1. You will be the husband God wants you to be.
2. You will know how to really love your wife.
3. You will be led by the Holy Spirit in all decisions.
4. You will be delivered from negative behavior.
5. You will speak words that build and not destroy.
6. You will have the desire to pray for your wife.
7. You will grow spiritually, emotionally, and mentally.

He Says... by Michael Omartian

Michael is a record producer and songwriter. He and Stormie have been married for 28 years, and they have three grown children.

I just heard the sad story of yet another woman who lived in a marriage where she had to endure the overbearing actions and declarations of her husband. It has ended in a divorce. It was a marriage in which her opinions were not valued or needed, and she was made to feel disrespected, unloved, powerless, and useless. The worst part is that such things are happening alarmingly often even in Christian marriages. The reality is that many men have been taught strange interpretations of portions of the Bible. These misinterpretations have been spread through ignorance and because of some men's need to feel powerful as the "priest" of the home. No wonder the feminists have had a field day.

Although some women have been hurt and damaged through the extremism of the women's liberation movement, I can certainly see how it got started. We men can do a much better job of loving our wives as Christ loved the church. I know I can, and I pray that I will. I believe that through prayer God will give us men the tools we need so we can regard our wives with great respect and affection and become the instruments of support that they need.

Christ died for the church. We need to ask God to help us rise to the standard He has for us so that we will consider our wives before ourselves. That way our marriages can be a very different story.


Prayer Power

Lord, create in me a clean heart and renew a right spirit within me (Psalm 51:10). Show me where my attitude and thoughts are not what You would have them to be, especially toward my wife. Convict me when I am being unforgiving. Help me to let go of any anger, so that confusion will not have a place in my mind. If there is behavior in me that needs to change, enable me to make changes that last.

Whatever You reveal to me, I will confess to You as sin. Make me a man after Your own heart. Enable me to be the head of my home and family that You created me to be.

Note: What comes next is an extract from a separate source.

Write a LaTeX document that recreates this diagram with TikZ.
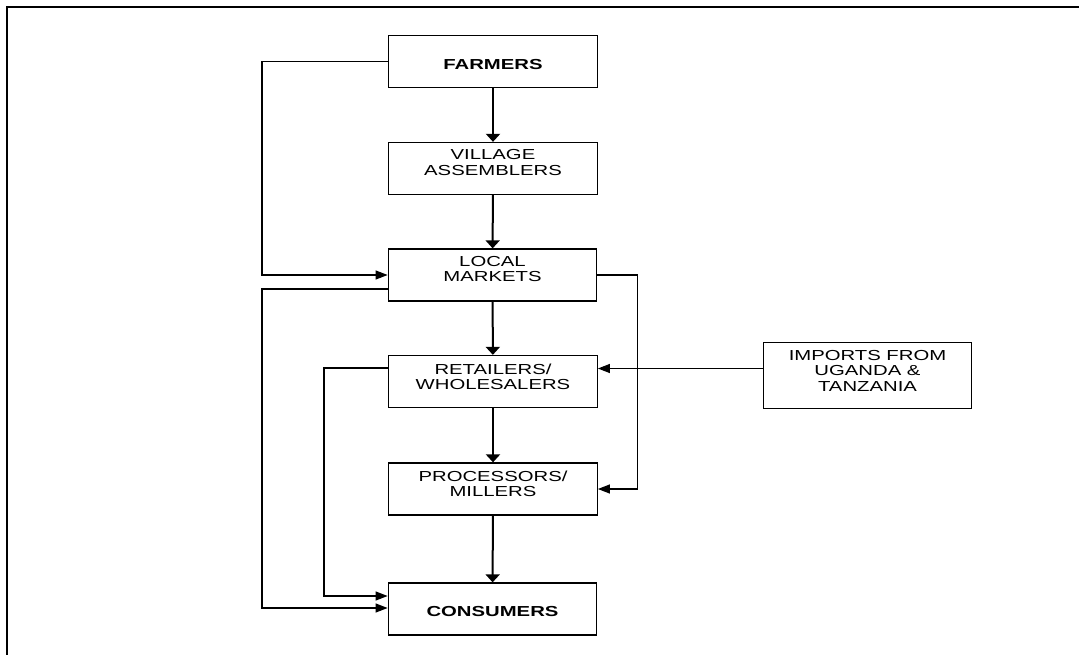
\documentclass[tikz,border=0pt]{standalone}
\usepackage{fontspec}
\setmainfont{Liberation Sans}[FakeStretch=1.4]
\usetikzlibrary{arrows.meta}
\begin{document}
\begin{tikzpicture}[x=1pt,y=-1pt,
  box/.style={draw, line width=1.3pt, minimum width=208.5pt, minimum height=52pt, inner sep=0pt},
  lbl/.style={font=\fontsize{14.5}{15.3}\selectfont, align=center, inner sep=0pt},
  varrow/.style={line width=2pt, -{Triangle[length=8pt,width=14pt]}},
  harrow/.style={line width=1.2pt, -{Triangle[length=12pt,width=9pt]}},
  link/.style={line width=1.2pt}]
\useasboundingbox (0,0) rectangle (1079,655);
\draw[line width=2pt] (7,655) -- (7,7.5) -- (1079,7.5);
% boxes
\node[box] (farm) at (493,61.5) {};
\node[box] (vil) at (493,168.5) {};
\node[box] (lm) at (492.5,275) {};
\node[box] (ret) at (493,381.5) {};
\node[box] (proc) at (493,489) {};
\node[box] (cons) at (492.5,609) {};
\node[box, minimum height=66pt] (imp) at (867.5,375.5) {};
% labels
\node[lbl] (farmt) at (493,64.3) {\bfseries FARMERS};
\node[lbl] (vilt) at (493,162.5) {VILLAGE\\ASSEMBLERS};
\node[lbl] (lmt) at (492.5,269) {LOCAL\\MARKETS};
\node[lbl] (rett) at (493,377) {RETAILERS/\\WHOLESALERS};
\node[lbl] (proct) at (493,484) {PROCESSORS/\\MILLERS};
\node[lbl] (const) at (492.5,611.3) {\bfseries CONSUMERS};
\node[lbl] (impt) at (867.5,370.7) {IMPORTS FROM\\UGANDA \&\\TANZANIA};
% main chain
\draw[varrow] (farm) -- (vil);
\draw[varrow] (vil) -- (lm);
\draw[varrow] (lm) -- (ret);
\draw[varrow] (ret) -- (proc);
\draw[varrow] (proc) -- (cons);
% columns
\coordinate (c1) at (262,0);
\coordinate (c2) at (324,0);
\coordinate (c3) at (637.7,0);
\coordinate (lmw2) at ([yshift=-14pt]lm.west);
\coordinate (consw1) at ([yshift=1pt]cons.west);
\coordinate (consw2) at ([yshift=13pt]cons.west);
\coordinate (retw) at ([yshift=13.5pt]ret.west);
\coordinate (impw) at ([yshift=7pt]imp.west);
% side links
\draw[harrow] (farm.west) -- (farm.west -| c1) |- (lm.west);
\draw[harrow] (lmw2) -- (lmw2 -| c1) |- (consw1);
\draw[harrow] (retw) -- (retw -| c2) |- (consw2);
\draw[harrow] (lm.east) -- (lm.east -| c3) |- (proc.east);
\draw[harrow] (impw) -- (impw -| ret.east);
\end{tikzpicture}
\end{document}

Lord, show me how to really cover (wife's name) in prayer. Enable me to dwell with her with understanding and give honor to her so that my prayers will not be hindered (1 Peter 3:7). Renew our love for one another. Heal any wounds that have caused a rift between us. Give me patience, understanding, and compassion. Help me to be loving, tenderhearted, and courteous to her just as You ask me in Your Word (1 Peter 3:8). Enable me to love her the way that You do.

Lord, I pray that You would bring (wife's name) and me to a new place of unity with one another. Make us be of the same mind. Show me what I need to do in order to make that come about. Give me words that heal, not wound. Fill my heart with Your love so that what overflows through my speech will be words that build up, not tear down. Convict my heart when I don't live Your way. Help me to be the man and husband that You want me to be.


Power Tools

A man shall leave his father and mother and be joined to his wife, and the two shall become one flesh ... let each one of you in particular so love his own wife as himself, and let the wife see that she respects her husband.
EPHESIANS 5:31,33

One who turns away his ear from hearing the law, even his prayer is an abomination.
PROVERBS 28:9

Husbands, love your wives, just as Christ also loved the church and gave Himself for her.
EPHESIANS 5:25

Confess your trespasses to one another, and pray for one another, that you may be healed. The effective, fervent prayer of a righteous man avails much.
JAMES 5:16

Husbands ought to love their own wives as their own bodies; he who loves his wife loves himself. For no one ever hated his own flesh, but nourishes and cherishes it, just as the Lord does the church.